What happened next was like magic... as I filled in features of my map, anecdote after anecdote spontaneously sprang to mind. I hit the highlights for the class as I sketched: the neighbor's strawberries my brother and I ate, the creek we weren't allowed to play in but did anyway (until we got caught), our clubhouse in the bushes by the house, the way our street curved downhill making it the perfect sledding slope when it snowed, Dr. Messey's house around the corner where I got my chin stitched up, the 10 puppies our dog had. I could have gone on and on, but the bell stopped me in each class.

It was an amazing exercise, and remarkably, the students found my stories pretty interesting. I just hope that they will be half as inspired as I was when they share their maps tomorrow.

Wednesday, January 13, 2010

Right Up Until the Alligator Ate his Dog

I've really been enjoying using Jack Gantos's writing in my class this week as a model of memoir, albeit in the fictionalized sense. His website has some great advice for kids and teachers on how to turn their personal experiences into good stories, and he has published some terrific examples, especially in his Jack Henry series. (Here he avoids pulling a James Frey by changing the last names.) I confess to laughing out loud several time while reading Heads and Tails. Gantos is a kind of a kid-friendly (but still edgy) version of David Sedaris or Augusten Burroughs. The kids loved the excerpts, too, and all three copies of the book were checked out of the library the same day we read his work.

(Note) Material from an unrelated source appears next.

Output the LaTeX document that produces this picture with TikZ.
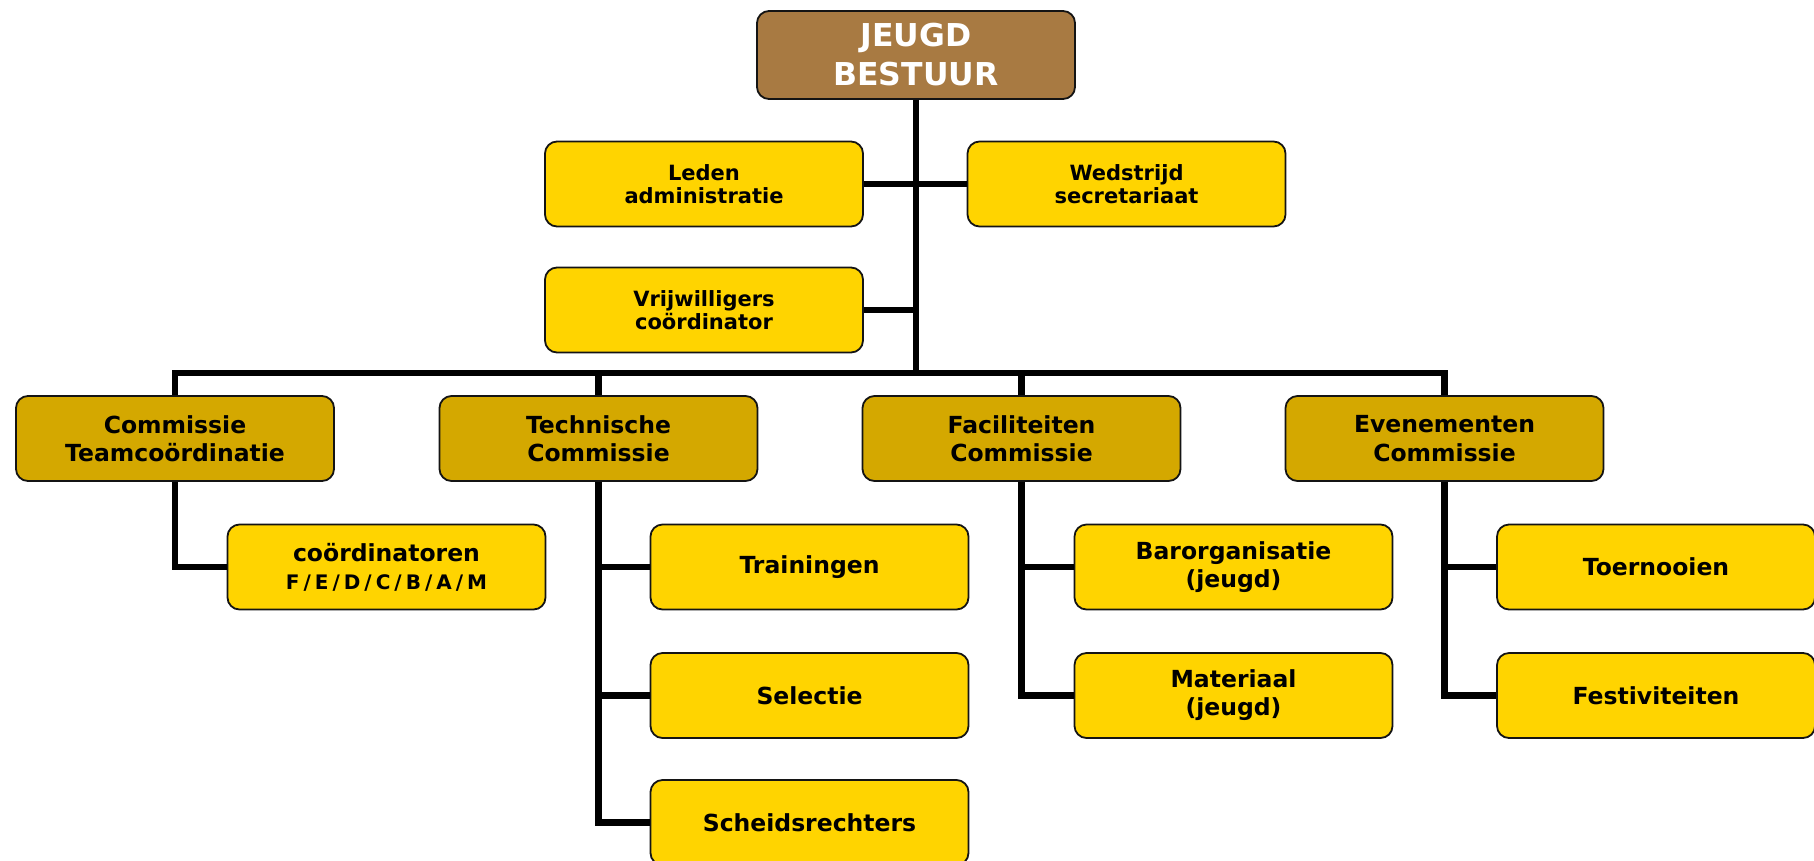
\documentclass[tikz,border=0pt]{standalone}
\usepackage{fontspec}
\setmainfont{DejaVu Sans}
\definecolor{brownbox}{RGB}{168,122,66}
\definecolor{goldbox}{RGB}{212,168,0}
\definecolor{yellowbox}{RGB}{255,212,0}
\definecolor{edgecol}{RGB}{20,20,20}
\begin{document}
\begin{tikzpicture}[x=1pt,y=-1pt,
  box/.style={draw=edgecol, line width=1.8pt, rounded corners=12pt, align=center,
    minimum width=318pt, inner sep=0pt, text=black},
  topbox/.style={box, fill=brownbox, minimum height=88pt, text=white,
    font={\fontsize{31.5}{39}\selectfont\bfseries}},
  staffbox/.style={box, fill=yellowbox, minimum height=85pt,
    font={\fontsize{21}{23.5}\selectfont\bfseries}},
  commbox/.style={box, fill=goldbox, minimum height=85pt,
    font={\fontsize{23.5}{28.5}\selectfont\bfseries}},
  childbox/.style={box, fill=yellowbox, minimum height=85pt,
    font={\fontsize{23.5}{28}\selectfont\bfseries}},
  conn/.style={line width=6.5pt, line join=miter, draw=black}
]
\useasboundingbox (0,0) rectangle (1814,860);

% top
\node[topbox] (top) at (916,55) {JEUGD\\BESTUUR};
% staff
\node[staffbox] (leden) at (704,184) {Leden\\administratie};
\node[staffbox] (wed) at (1126.5,184) {Wedstrijd\\secretariaat};
\node[staffbox] (vrij) at (704,310) {Vrijwilligers\\coördinator};
% commissions
\node[commbox] (c1) at (175,438.5) {Commissie\\Teamcoördinatie};
\node[commbox] (c2) at (598.5,438.5) {Technische\\Commissie};
\node[commbox] (c3) at (1021.5,438.5) {Faciliteiten\\Commissie};
\node[commbox] (c4) at (1444.5,438.5) {Evenementen\\Commissie};
% children
\node[childbox] (coord) at (386.5,567) {coördinatoren\\{\fontsize{20}{27}\selectfont\addfontfeatures{LetterSpace=20}F/E/D/C/B/A/M}};
\node[childbox] (train) at (809.5,567) {Trainingen};
\node[childbox] (sel) at (809.5,695.5) {Selectie};
\node[childbox] (sch) at (809.5,822.5) {Scheidsrechters};
\node[childbox] (bar) at (1233.5,567) {Barorganisatie\\(jeugd)};
\node[childbox] (mat) at (1233.5,695.5) {Materiaal\\(jeugd)};
\node[childbox] (toer) at (1656,567) {Toernooien};
\node[childbox] (fest) at (1656,695.5) {Festiviteiten};

% connectors
\coordinate (bus) at (916,373);
\draw[conn] (top.south) -- (bus);
\draw[conn] (leden.east) -- (wed.west);
\draw[conn] (vrij.east) -- (vrij.east -| bus);
\draw[conn] (c1.north) -- (c1.north |- bus) -- (c4.north |- bus) -- (c4.north);
\draw[conn] (c2.north) -- (c2.north |- bus);
\draw[conn] (c3.north) -- (c3.north |- bus);
\draw[conn] (c1.south) |- (coord.west);
\draw[conn] (c2.south) |- (train.west);
\draw[conn] (c2.south) |- (sel.west);
\draw[conn] (c2.south) |- (sch.west);
\draw[conn] (c3.south) |- (bar.west);
\draw[conn] (c3.south) |- (mat.west);
\draw[conn] (c4.south) |- (toer.west);
\draw[conn] (c4.south) |- (fest.west);
\end{tikzpicture}
\end{document}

Even so (and despite the fact that I knew it was coming), the part where the alligator drags Jack's dog into the canal broke my heart. To me, it was nothing short of tragic. I don't know why it is that some people find the plight of animals equally or more compelling than that of our fellow human beings. Surely it is bound up in our complex connection to nature, a relationship that has only been muddied by our advancements in technology and civilization. Or maybe it's just that pet death is really, really, sad.

Tuesday, January 12, 2010

Tuesday Night Special

My last cooking job was in the flight kitchen of United Airlines at Dulles Airport. That dates me a bit, because this was back in the day when not only did they actually serve food on planes, but the airlines prepared it themselves.

Twenty years ago, our crew was a very international bunch. In addition to the German chef and his three sous chefs (German, French, and Chinese-American), the lead cook was Thai, his second was Korean, there was an Iraqi, a Jamaican, an Austrian, a Frenchman, a Filipino, two Indonesians (one Balinese and the other Javanese), a guy from El Salvador, and me. I was lucky that the guys took me under their wings, and they taught me to cook not only the dishes on the airline menu, but some of their own recipes as well. Jimmy told me his method for making green Thai curry, start by frying the curry paste until the dog sneezes, and Roger showed me how to cook sauerkraut Alsatian-style, which I am making tonight. The trick is to rinse the sauerkraut well before braising it with onions, garlic, bacon, thyme, juniper berries, white wine, and chicken stock.